Del. John Donoghue, who filed the bill, agreed that it could not be applied retroactively to litigation that has already been filed. He said he would not speculate as to how it might be used in the future.

Let us do that. It might be used to make it more difficult to appeal a zoning text amendment, which would essentially change the zoning ordinance to make a new hospital a permitted use at the Robinwood site.

This strategy, now under consideration by the Washington County Commissioners, would make the matter of a variance moot.

But, like the bond bill, this ploy might be coming too late to avoid a lengthy delay in new hospital construction. The idea has been talked about since 2005, but the last Board of County Commissioners took no action.

What has delayed this process, as much as anything the appellants have done, is the reluctance of elected officials to act when they should have - to intervene in the City of Hagerstown's dispute with the hospital, for example.

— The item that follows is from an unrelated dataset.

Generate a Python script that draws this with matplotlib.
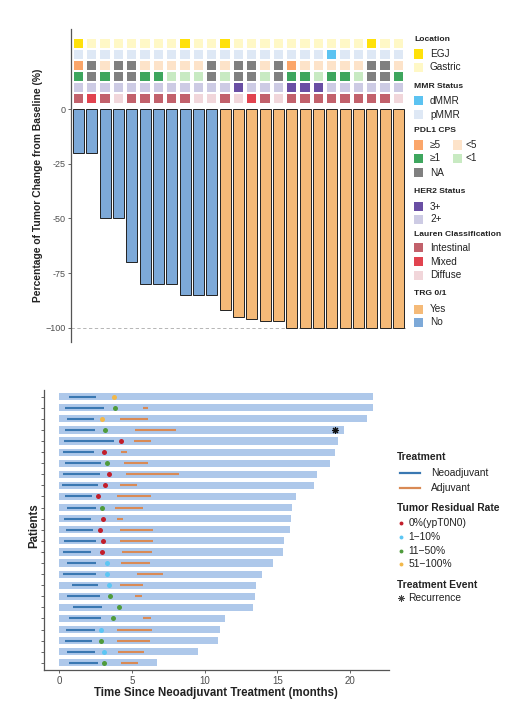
import matplotlib.pyplot as plt
import numpy as np
from matplotlib.lines import Line2D

plt.rcParams['font.family'] = ['Liberation Sans', 'DejaVu Sans']

# ── Data: waterfall ──────────────────────────────────────────────────────────
change = [-20, -20, -50, -50, -70, -80, -80, -80, -85, -85, -85,
          -92, -95, -96, -97, -97, -100, -100, -100, -100, -100, -100, -100, -100, -100]
trg = ["No"] * 11 + ["Yes"] * 14

location = ["EGJ", "Gastric", "Gastric", "Gastric", "Gastric", "Gastric", "Gastric", "Gastric",
            "EGJ", "Gastric", "Gastric", "EGJ", "Gastric", "Gastric", "Gastric", "Gastric",
            "Gastric", "Gastric", "Gastric", "Gastric", "Gastric", "Gastric", "EGJ", "Gastric", "Gastric"]
mmr = ["pMMR"] * 19 + ["dMMR"] + ["pMMR"] * 5
cps5 = [">=5", "NA", "<5", "NA", "NA", "<5", "<5", "<5", "<5", "<5", "NA", "<5", "NA",
        "NA", "<5", "NA", ">=5", "<5", "<5", "<5", "<5", "<5", "NA", "NA", "<5"]
cps1 = [">=1", "NA", ">=1", "NA", "NA", ">=1", ">=1", "<1", "<1", "<1", "NA", "<1", "NA",
        "NA", "<1", "NA", ">=1", ">=1", "<1", ">=1", ">=1", "<1", "NA", "NA", ">=1"]
her2 = ["2+"] * 12 + ["3+", "2+", "2+", "2+", "3+", "3+", "3+"] + ["2+"] * 6
lauren = ["Intestinal", "Mixed", "Intestinal", "Diffuse", "Intestinal", "Intestinal", "Intestinal",
          "Intestinal", "Intestinal", "Diffuse", "Diffuse", "Intestinal", "Diffuse", "Mixed",
          "Intestinal", "Diffuse", "Intestinal", "Intestinal", "Intestinal", "Intestinal",
          "Intestinal", "Intestinal", "Intestinal", "Intestinal", "Diffuse"]

# ── Data: swimmer (top row first) ────────────────────────────────────────────
follow_up = [21.6, 21.6, 21.2, 19.6, 19.2, 19.0, 18.6, 17.7, 17.5, 16.3, 16.0, 15.95, 15.84,
             15.45, 15.36, 14.67, 13.98, 13.56, 13.49, 13.36, 11.43, 11.08, 10.94, 9.56, 6.74]
neo_start = [0.64, 0.41, 0.57, 0.41, 0.34, 0.28, 0.39, 0.23, 0.16, 0.39, 0.57, 0.32, 0.46,
             0.32, 0.28, 0.51, 0.28, 0.87, 0.51, 0.97, 0.64, 0.46, 0.41, 0.51, 0.69]
neo_end = [2.53, 3.10, 2.41, 2.48, 3.79, 2.41, 2.87, 2.78, 2.69, 2.25, 2.53, 2.21, 2.32,
           2.53, 2.18, 2.53, 2.53, 2.69, 2.78, 2.94, 2.87, 2.46, 2.28, 2.46, 2.64]
adj_start = [None, 5.75, 4.18, 5.24, 5.17, 4.23, 4.44, 4.57, 4.18, 3.95, 3.86, 3.95, 4.16,
             4.16, 4.32, 4.23, 5.38, 4.18, 5.20, None, 5.79, 3.95, 3.95, 4.05, 4.23]
adj_end = [None, 6.14, 6.09, 8.05, 6.32, 4.67, 6.11, 8.23, 5.33, 6.28, 5.77, 4.39, 6.46,
           6.46, 6.39, 6.25, 7.15, 5.75, 5.66, None, 6.28, 6.39, 6.21, 5.86, 5.45]
resid_time = [3.77, 3.84, 2.94, 3.17, 4.25, 3.06, 3.31, 3.40, 3.13, 2.64, 2.97, 3.03, 2.78,
              3.03, 2.92, 3.29, 3.29, 3.45, 3.52, 4.09, 3.70, 2.90, 2.90, 3.10, 3.10]
resid_cat = ["51-100%", "11-50%", "51-100%", "11-50%", "0%", "0%", "11-50%", "0%", "0%", "0%",
             "11-50%", "0%", "0%", "0%", "0%", "1-10%", "1-10%", "1-10%", "11-50%", "11-50%",
             "11-50%", "1-10%", "11-50%", "1-10%", "11-50%"]
recur_patient = [3]
recur_time = [19.0]

# ── Palette ──────────────────────────────────────────────────────────────────
TRG_COL = {"Yes": "#F5BA78", "No": "#7DA9D8"}
LOC_COL = {"EGJ": "#FFE10A", "Gastric": "#FFF8C6"}
MMR_COL = {"dMMR": "#5CC3F1", "pMMR": "#DEE8F5"}
CPS5_COL = {">=5": "#FBA66A", "<5": "#FDE3C9", "NA": "#808080"}
CPS1_COL = {">=1": "#3EA65E", "<1": "#C8EAC2", "NA": "#808080"}
HER2_COL = {"3+": "#6A4FA4", "2+": "#CDCBE4"}
LAUREN_COL = {"Intestinal": "#C2616B", "Mixed": "#E1434F", "Diffuse": "#F1D6DA"}
RESID_COL = {"0%": "#C21E2B", "1-10%": "#5CC6F4", "11-50%": "#4F9B3C", "51-100%": "#F2B84A"}
TXT = "#222222"
TICK = "#4D4D4D"

fig = plt.figure(figsize=(5.18, 7.13), dpi=100, facecolor="white")
W, H = 518, 713


def px_axes(l, t, r, b):
    return fig.add_axes([l / W, 1 - b / H, (r - l) / W, (b - t) / H])


# ═════════════════ Waterfall ═════════════════
ax1 = px_axes(71, 29, 406.5, 342)
n = len(change)
x = np.arange(n)
ax1.bar(x, change, width=0.82, color=[TRG_COL[t] for t in trg],
        edgecolor="#222222", linewidth=0.7, zorder=3)
ax1.axhline(-100, color="#AAAAAA", linestyle=(0, (4, 3)), linewidth=0.6, zorder=1)

tile_rows = [(30, location, LOC_COL), (25, mmr, MMR_COL), (20, cps5, CPS5_COL),
             (15, cps1, CPS1_COL), (10, her2, HER2_COL), (5, lauren, LAUREN_COL)]
for yc, vals, cmap in tile_rows:
    ax1.bar(x, 4, width=0.7, bottom=yc - 2, color=[cmap[v] for v in vals],
            linewidth=0, zorder=3)

ax1.set_xlim(-0.56, n - 1 + 0.6)
ax1.set_ylim(-106.6, 36.8)
ax1.set_yticks([0, -25, -50, -75, -100])
ax1.set_yticklabels(["0", "-25", "-50", "-75", "\u2212100"])
ax1.set_xticks([])
for s in ["top", "right", "bottom"]:
    ax1.spines[s].set_visible(False)
ax1.spines["left"].set_color("#555555")
ax1.spines["left"].set_linewidth(0.9)
ax1.tick_params(axis="y", labelsize=6.5, colors=TICK, length=2.5, width=0.6, pad=1.5)
fig.text(38 / W, 1 - 185.5 / H, "Percentage of Tumor Change from Baseline (%)",
         rotation=90, ha="center", va="center", fontsize=7.4, fontweight="bold", color=TXT)

# legend (top)
def sq(xp, yp, color):
    fig.patches.append(plt.Rectangle(((xp) / W, 1 - (yp + 4.5) / H), 9 / W, 9 / H,
                                     facecolor=color, edgecolor="none",
                                     transform=fig.transFigure, figure=fig))


def ltitle(yp, s, fs=6.1, xp=414):
    fig.text(xp / W, 1 - yp / H, s, fontsize=fs, fontweight="bold", color=TXT,
             ha="left", va="center")


def lentry(xp, yp, s, fs=7.2):
    fig.text(xp / W, 1 - yp / H, s, fontsize=fs, color=TXT, ha="left", va="center")


ltitle(39.3, "Location")
sq(414, 54, LOC_COL["EGJ"]); lentry(430, 54, "EGJ")
sq(414, 67.3, LOC_COL["Gastric"]); lentry(430, 67.3, "Gastric")
ltitle(86, "MMR Status")
sq(414, 100.7, MMR_COL["dMMR"]); lentry(430, 100.7, "dMMR")
sq(414, 114.7, MMR_COL["pMMR"]); lentry(430, 114.7, "pMMR")
ltitle(130, "PDL1 CPS")
sq(414, 145, CPS5_COL[">=5"]); lentry(430, 145, "\u22655")
sq(453, 145, CPS5_COL["<5"]); lentry(465, 145, "<5")
sq(414, 158.3, CPS1_COL[">=1"]); lentry(430, 158.3, "\u22651")
sq(453, 158.3, CPS1_COL["<1"]); lentry(465, 158.3, "<1")
sq(414, 172.7, CPS5_COL["NA"]); lentry(430, 172.7, "NA")
ltitle(191.7, "HER2 Status")
sq(414, 206.7, HER2_COL["3+"]); lentry(430, 206.7, "3+")
sq(414, 219.3, HER2_COL["2+"]); lentry(430, 219.3, "2+")
ltitle(234.3, "Lauren Classification")
sq(414, 247.7, LAUREN_COL["Intestinal"]); lentry(430, 247.7, "Intestinal")
sq(414, 261.7, LAUREN_COL["Mixed"]); lentry(430, 261.7, "Mixed")
sq(414, 275, LAUREN_COL["Diffuse"]); lentry(430, 275, "Diffuse")
ltitle(294, "TRG 0/1")
sq(414, 309.3, TRG_COL["Yes"]); lentry(430, 309.3, "Yes")
sq(414, 322.3, TRG_COL["No"]); lentry(430, 322.3, "No")

# ═════════════════ Swimmer ═════════════════
ax2 = px_axes(43.5, 390, 389, 669.5)
m = len(follow_up)
yy = np.arange(m)[::-1]
ax2.barh(yy, follow_up, height=0.65, left=0, color="#AEC8EA", linewidth=0, zorder=1)
ax2.hlines(yy, neo_start, neo_end, color="#3A78B2", linewidth=1.5, zorder=2)
for y0, a0, a1 in zip(yy, adj_start, adj_end):
    if a0 is not None:
        ax2.hlines(y0, a0, a1, color="#D98A55", linewidth=1.5, zorder=2)
for y0, t, c in zip(yy, resid_time, resid_cat):
    ax2.plot(t, y0, marker="o", ms=3.6, color=RESID_COL[c], mec="none", zorder=3)
for p, t in zip(recur_patient, recur_time):
    ax2.plot(t, yy[p], marker=(8, 2, 0), ms=5, color="#111111", mew=0.8, zorder=4)

ax2.set_xlim(-1.08, 22.68)
ax2.set_ylim(-0.6, m - 1 + 0.6)
ax2.set_xticks([0, 5, 10, 15, 20])
ax2.set_yticks(yy)
ax2.set_yticklabels([])
for s in ["top", "right"]:
    ax2.spines[s].set_visible(False)
for s in ["left", "bottom"]:
    ax2.spines[s].set_color("#555555")
    ax2.spines[s].set_linewidth(0.9)
ax2.tick_params(labelsize=7, colors=TICK, length=2.5, width=0.6, pad=2)
ax2.set_xlabel("Time Since Neoadjuvant Treatment (months)", fontsize=8.3,
               fontweight="bold", color=TXT, labelpad=1)
fig.text(34.5 / W, 1 - 525.5 / H, "Patients", rotation=90, ha="center", va="center",
         fontsize=8.3, fontweight="bold", color=TXT)

# legend (bottom)
ltitle(456.7, "Treatment", fs=7.4, xp=397)
fig.add_artist(Line2D([400 / W, 420 / W], [1 - 473.3 / H] * 2, color="#3A78B2", lw=1.6))
lentry(431, 473.3, "Neoadjuvant", fs=7.4)
fig.add_artist(Line2D([400 / W, 420 / W], [1 - 488.3 / H] * 2, color="#D98A55", lw=1.6))
lentry(431, 488.3, "Adjuvant", fs=7.4)
ltitle(508.3, "Tumor Residual Rate", fs=7.4, xp=397)
for yp, lab, key in [(522.7, "0%(ypT0N0)", "0%"), (536.7, "1\u221210%", "1-10%"),
                     (550.7, "11\u221250%", "11-50%"), (564.3, "51\u2212100%", "51-100%")]:
    fig.add_artist(Line2D([401 / W], [1 - yp / H], marker="o", ms=2.8,
                          color=RESID_COL[key], mec="none", lw=0))
    lentry(408.3, yp, lab, fs=7.4)
ltitle(585, "Treatment Event", fs=7.4, xp=397)
fig.add_artist(Line2D([401 / W], [1 - 598.3 / H], marker=(8, 2, 0), ms=4.5,
                      color="#444444", mew=0.6, lw=0))
lentry(408.3, 598.3, "Recurrence", fs=7.4)

fig.savefig("out.png", dpi=100, facecolor="white")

Now - again - officials are arriving late at the table with a strategy that might only provoke an appeal on constitutional grounds.

The Herald-Mail supports construction of a new hospital at the Robinwood location. The proximity of an acute-care hospital to many doctors' offices would allow more of them to remain "on call" for emergencies and trauma care while still seeing their private patients.

The best strategy for ending this impasse now is not another attempt to shame or bully the appellants into giving up.

Instead, someone needs to try to persuade them that the quality of this community's medical care depends on getting this facility built before another five years have passed.